A new study evaluating the effect of nutrient intake and deficiencies on sleep has found that vitamin D relates to sleep maintenance.
Research on vitamin D and sleep disorders is scarce and has yet to establish a causal link. The few studies on vitamin D and sleep suggest a link between vitamin D and certain sleep disorders, such as sleep apnea.
However, research in general shows that sleep is related to nutrient intake and behavior. Previous research suggests that sleep disorders, resulting in low sleep quality, can impact the nutrient intake of individuals.
Researchers recently used data from the National Health and Nutrition Examination Survey (NHANES) to help explain what effect nutrient intake has on sleep quality and sleep symptoms.
NHANES is a program designed to assess the health and nutrition of the people living in the United States. It consists of a survey sent out periodically to large segments of the United States population.

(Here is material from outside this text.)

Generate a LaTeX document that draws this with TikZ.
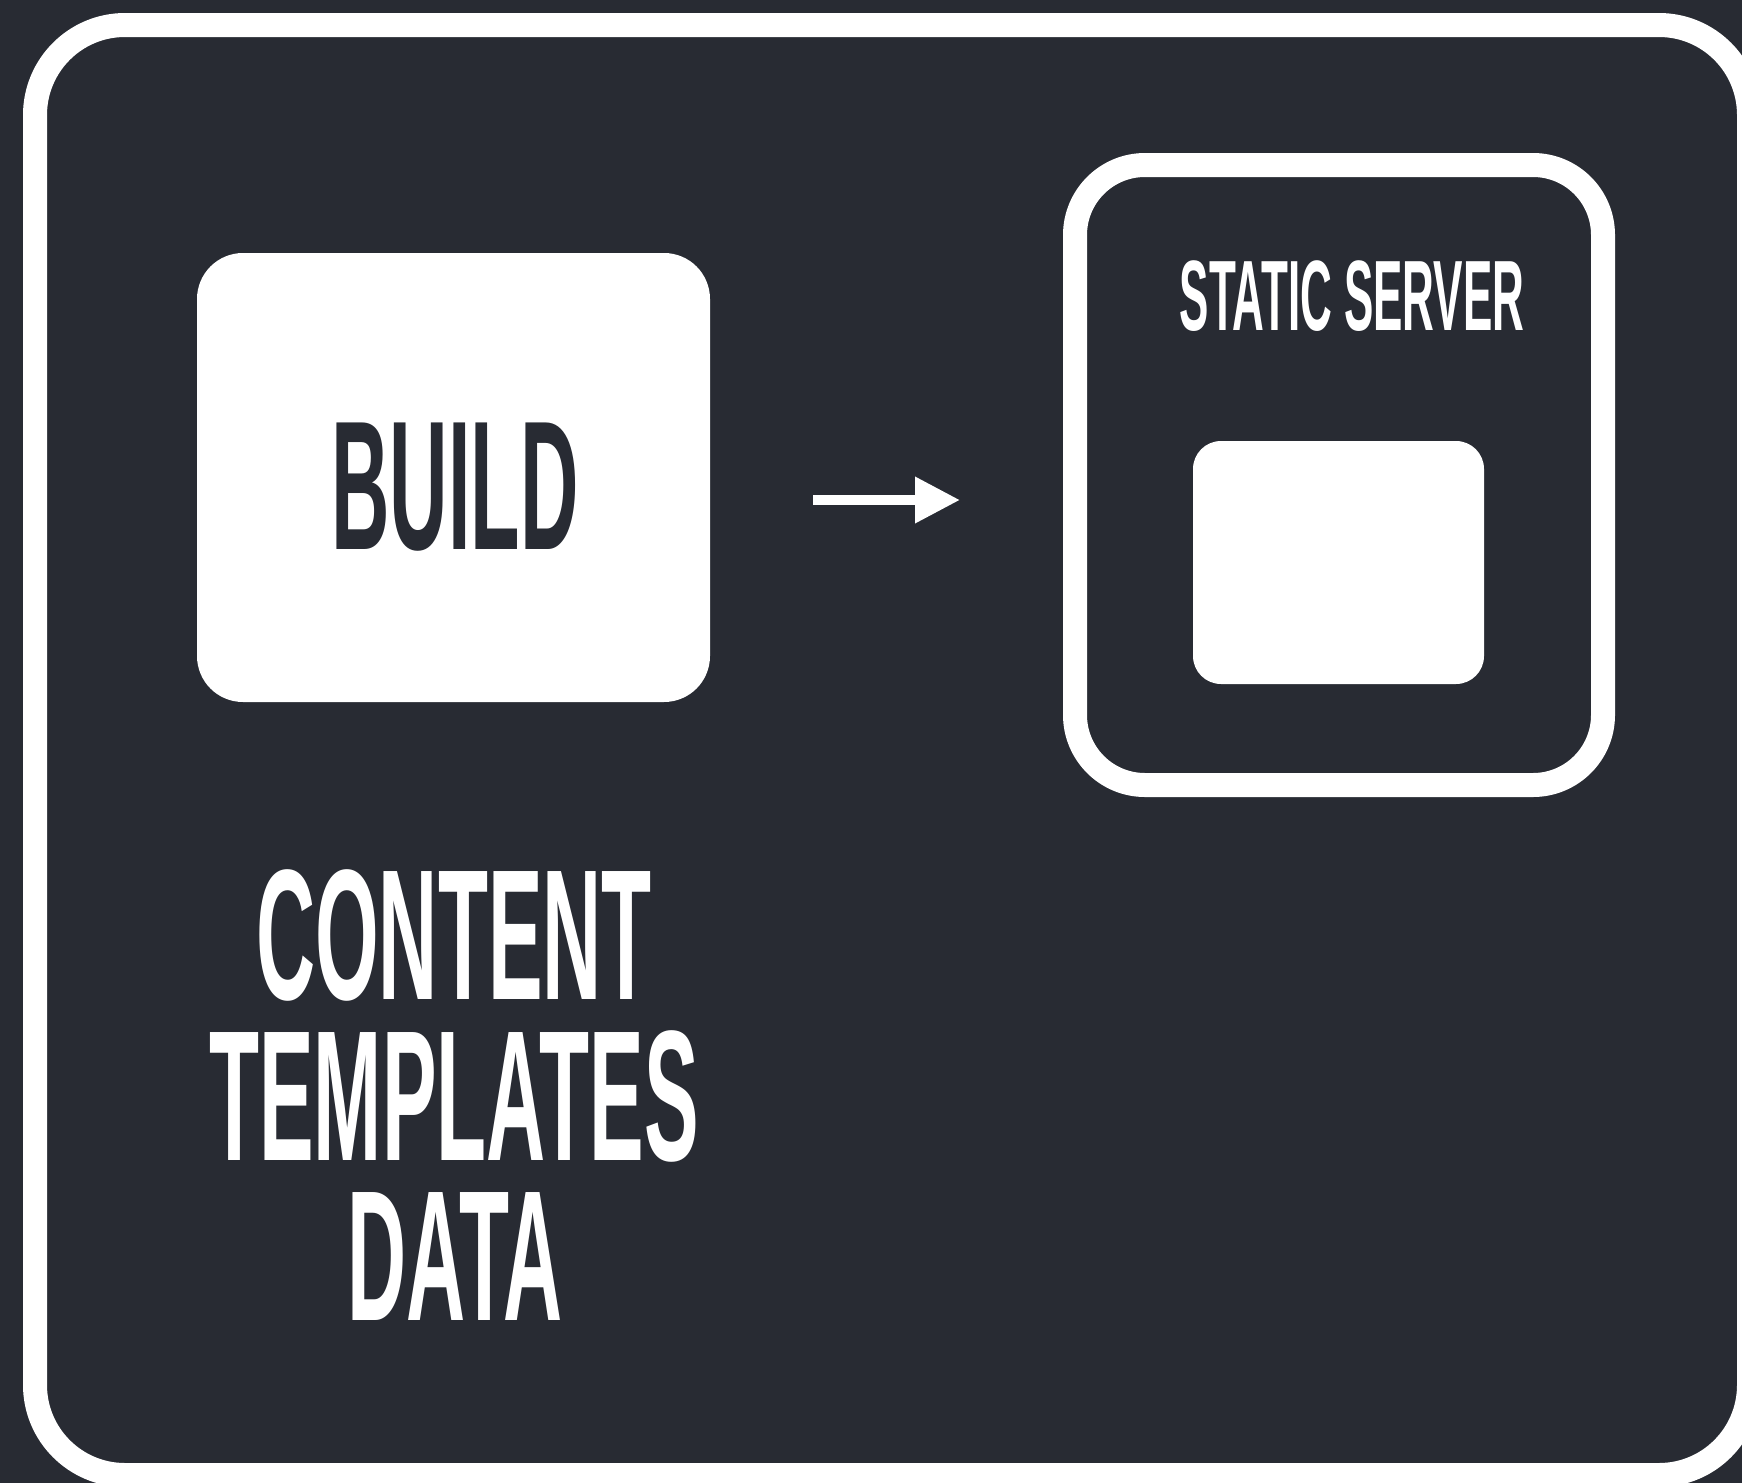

The researchers used data from 2007 and 2008 from NHANES to collect information on self-reported sleep quality, sleep symptoms, and nutrient intake.
The researchers found that nutrient intake was most related to difficulty falling asleep and difficulty maintaining a full night’s sleep.
For vitamin D, the results showed that intake was related to the ability to maintain a full night’s sleep.
While the researchers didn’t have data on the amount of vitamin D intake, higher intake was significantly associated with a 16% reduced risk for experiencing difficulty maintaining a full night’s sleep.
“Results from these nationally representative data indicate that sleep symptoms are associated with some dietary components,” the research team concluded. “Vitamin D was associated with less difficulty maintaining sleep.”
The researchers call for longitudinal studies and experimental trials to determine how long-term nutrient status and intake affect sleep.
Trials using supplementation of vitamin D will explain further how vitamin D affects sleep maintenance and overall sleep quality.